Unfortunately, El Salvador did not fully benefit from these policy changes. In retrospect, the early exit of the UN Observer Mission in El Salvador (ONUSAL) in 1995, before the expected completion of the agreements, was a mistake. The inadequate resources of MINUSAL (the successor UN operation) and, most importantly, the development-as-usual attitude of the UN Development Program and the World Bank, together with reduced involvement by critical donors, contributed to the international community’s failure to support the sustainability of reintegration programs.

As former combatants abandoned the arms-for-land and other programs because of lack of support, they often resorted to illegal or criminal activities. This, together with the Clinton administration’s policy of deporting hundreds of Salvadoran gang members who had settled illegally in the United States during the war, resulted in a sharp increase in crime and public insecurity, which has been a major deterrent to investment.

This, together with the fiscal cost of two major earthquakes in early 2001 (and that of other natural disasters), has undermined otherwise good macroeconomic management and limited the resources available for development and security.

Otherwise, the balance is largely positive. Peace was maintained and dependence on foreign aid was largely avoided.

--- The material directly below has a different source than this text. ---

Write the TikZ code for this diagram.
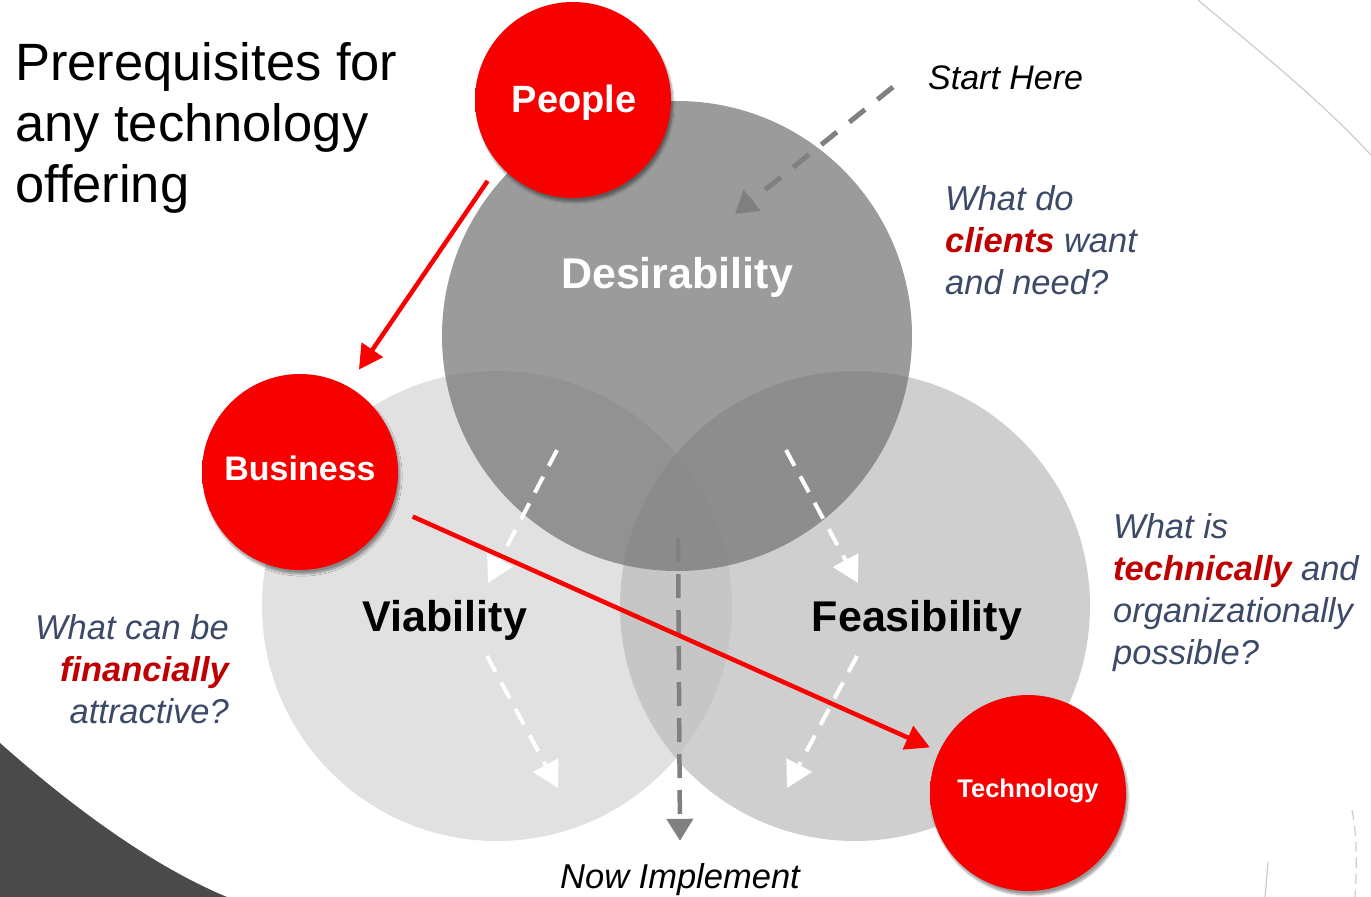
\documentclass[tikz,border=0pt]{standalone}
\usepackage{fontspec}
\setmainfont{Liberation Sans}
\usetikzlibrary{arrows.meta,shadows.blur}
\definecolor{txtblue}{HTML}{3C4A68}
\definecolor{dred}{HTML}{C00000}
\definecolor{vcol}{HTML}{E1E1E1}
\definecolor{fcol}{HTML}{BABABA}
\definecolor{dcol}{HTML}{767676}
\definecolor{rb1}{HTML}{F60000}
\definecolor{rb2}{HTML}{EA0000}
\definecolor{rb3}{HTML}{CC0000}
\definecolor{arrgray}{HTML}{808080}
\definecolor{darkshape}{HTML}{4A4A4A}
\definecolor{lineg}{HTML}{CCCCCC}
\pgfdeclareradialshading{redball}{\pgfpoint{0bp}{0bp}}{color(0bp)=(rb1); color(40bp)=(rb1); color(46bp)=(rb2); color(50bp)=(rb3)}
\tikzset{
  bigc/.style={circle, inner sep=0pt, minimum size=470pt},
  redc/.style={circle, inner sep=0pt, minimum size=196pt, shading=redball,
    blur shadow={shadow xshift=2pt, shadow yshift=-4pt, shadow opacity=40, shadow blur steps=6}},
  redlbl/.style={text=white, font=\bfseries},
  redarrow/.style={draw={rgb,255:red,250;green,0;blue,0}, line width=4.5pt,
    -{Triangle[length=24pt,width=25pt]}},
  whitearrow/.style={draw=white, line width=4pt, dash pattern=on 18pt off 12pt,
    -{Triangle[length=26pt,width=28pt,fill=white]}},
  grayarrow/.style={draw=arrgray, line width=5pt, dash pattern=on 20pt off 16pt,
    -{Triangle[length=22pt,width=26pt]}},
  qtext/.style={text=txtblue, font=\fontsize{34.5}{42}\selectfont\itshape, inner sep=0pt},
  biglbl/.style={font=\fontsize{43}{50}\selectfont\bfseries, inner sep=0pt},
  titletxt/.style={anchor=base west, inner sep=0pt, font=\fontsize{52.5}{61}\selectfont},
}
\begin{document}
\begin{tikzpicture}[x=1pt,y=-1pt]
\useasboundingbox (0,0) rectangle (1371,897);
% background decorations
\fill[darkshape] (0,743) .. controls (70,805) and (150,865) .. (227,897) -- (0,897) -- cycle;
\draw[lineg, line width=1.2pt] (1198,0) .. controls (1260,52) and (1320,100) .. (1371,155);
\draw[lineg, line width=1.2pt] (1268,862) .. controls (1267,875) and (1266,886) .. (1265,897);
\draw[lineg, line width=1.2pt, dash pattern=on 10pt off 6pt] (1352,810) .. controls (1357,835) and (1357,865) .. (1355,897);
% big circles
\node[bigc, fill=vcol] (via) at (497,606) {};
\node[bigc, fill=fcol, fill opacity=0.69] (fea) at (855,606) {};
\node[bigc, fill=dcol, fill opacity=0.73] (des) at (677,336) {};
% labels in circles
\node[biglbl, text=white, anchor=base] (deslbl) at (677,288) {Desirability};
\node[biglbl, text=black, anchor=base] (vialbl) at (445,631) {Viability};
\node[biglbl, text=black, anchor=base] (fealbl) at (917,631) {Feasibility};
% white dashed arrows
\coordinate (w1s) at (557,450); \coordinate (w1e) at (488,583);
\coordinate (w2s) at (786,450); \coordinate (w2e) at (858,583);
\coordinate (w3s) at (487,656); \coordinate (w3e) at (558,788);
\coordinate (w4s) at (857,656); \coordinate (w4e) at (787,788);
\draw[whitearrow] (w1s) -- (w1e);
\draw[whitearrow] (w2s) -- (w2e);
\draw[whitearrow] (w3s) -- (w3e);
\draw[whitearrow] (w4s) -- (w4e);
% implement arrow
\coordinate (imps) at (678,538);
\node[font=\fontsize{34.5}{40}\selectfont\itshape, anchor=base, inner sep=0pt] (impl) at (680,888) {Now Implement};
\draw[grayarrow, line width=4.5pt, dash pattern=on 24pt off 12pt] (imps) -- ([yshift=22pt]impl.north);
% start here
\node[font=\fontsize{34}{40}\selectfont\itshape, anchor=base west, inner sep=0pt] (start) at (928,89) {Start Here};
\coordinate (shs) at (893,87); \coordinate (she) at (735,214);
\draw[grayarrow] (shs) -- (she);
% title
\node[titletxt] (t1) at (15,80) {Prerequisites for};
\node[titletxt] (t2) at (15,141) {any technology};
\node[titletxt] (t3) at (15,202) {offering};
% question texts
\node[qtext, anchor=base west] (q1a) at (945,210) {What do};
\node[qtext, anchor=base west] (q1b) at (945,252) {\textcolor{dred}{\bfseries clients} want};
\node[qtext, anchor=base west] (q1c) at (945,294) {and need?};
\node[qtext, anchor=base west] (q2a) at (1113,538) {What is};
\node[qtext, anchor=base west] (q2b) at (1113,580) {\textcolor{dred}{\bfseries technically} and};
\node[qtext, anchor=base west] (q2c) at (1113,622) {organizationally};
\node[qtext, anchor=base west] (q2d) at (1113,664) {possible?};
\node[qtext, anchor=base east] (q3a) at (229,639) {What can be};
\node[qtext, anchor=base east] (q3b) at (229,681) {\textcolor{dred}{\bfseries financially}};
\node[qtext, anchor=base east] (q3c) at (229,723) {attractive?};
% red circles
\node[redc] (ppl) at (573,100) {};
\node[redc] (bus) at (300,472) {};
\node[redc] (tech) at (1028,793) {};
\node[redlbl, font=\fontsize{38}{40}\selectfont\bfseries, anchor=base] (ppllbl) at (574,112) {People};
\node[redlbl, font=\fontsize{34}{40}\selectfont\bfseries, anchor=base] (buslbl) at (300,480) {Business};
\node[redlbl, font=\fontsize{25.5}{30}\selectfont\bfseries, anchor=base] (techlbl) at (1028,797) {Technology};
% red arrows
\draw[redarrow, shorten <=20pt, shorten >=20pt] (ppl.221) -- (bus.61);
\draw[redarrow, shorten <=23pt, shorten >=10pt] (bus.-21) -- (tech.155);
\end{tikzpicture}
\end{document}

The political transition and alternation in power between the rightist ARENA party and the leftist FMLN has worked smoothly. Income per capita has more than tripled, and the country’s ranking in the UN’s human-development index has improved significantly, with the poverty rate plummeting from 66% before the Chapultepec agreement to 38% today.

El Salvador’s experience provides key lessons that should serve as a model for other transitions to peace. In particular, as we see today in Iraq, Afghanistan, and elsewhere, economic policy should, first and foremost, serve the goal of averting relapse into conflict.